Secret lobbying campaign precedes cigarette label decision

Tobacco companies pushed the government to stop expanding warning labels

CBC News is reporting that tobacco executives and lobbyists, many of whom have close ties to the Conservative party, spoke with government ministries, policy advisors and the Prime Minister’s Office a total of 82 times in the lead up the sudden scrapping of Health Canada’s plan to expand warning labels on cigarette packages. The expanded program would have increased the size of warning labels containing graphic images and require a 1-800 quit line to adorn all tobacco products. The program even had a launch date, May 31, which is World No Tobacco Day. However, in September, Health Minister Leona Aglukkaq abruptly canned the campaign, announcing the government would instead focus on countering the trade in contraband cigarettes.

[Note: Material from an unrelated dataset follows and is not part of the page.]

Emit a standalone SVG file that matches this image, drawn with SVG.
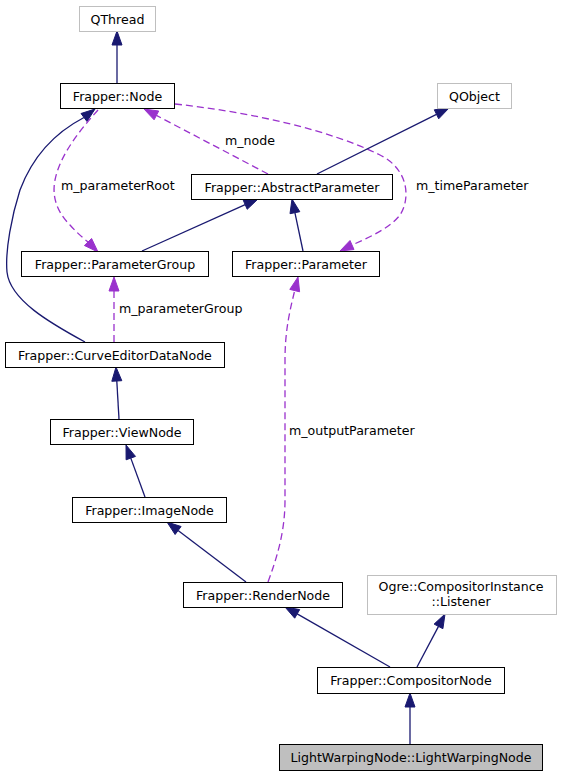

It is not known why the government made this decision, or the exact nature of communications between Conservative officials and lobbyists, although it’s believed most of the conversations revolved around stopping the illegal sale of cigarettes. “I think it would be a shock to Canadians if lobbying was actually behind the decision to delay these warnings,” said Dave Hammond, a University of Waterloo professor who consulted on the tobacco warning labels for Health Canada. “(Lobbyists) use contraband as a blunt weapon to try and beat down anything else that might be effective.”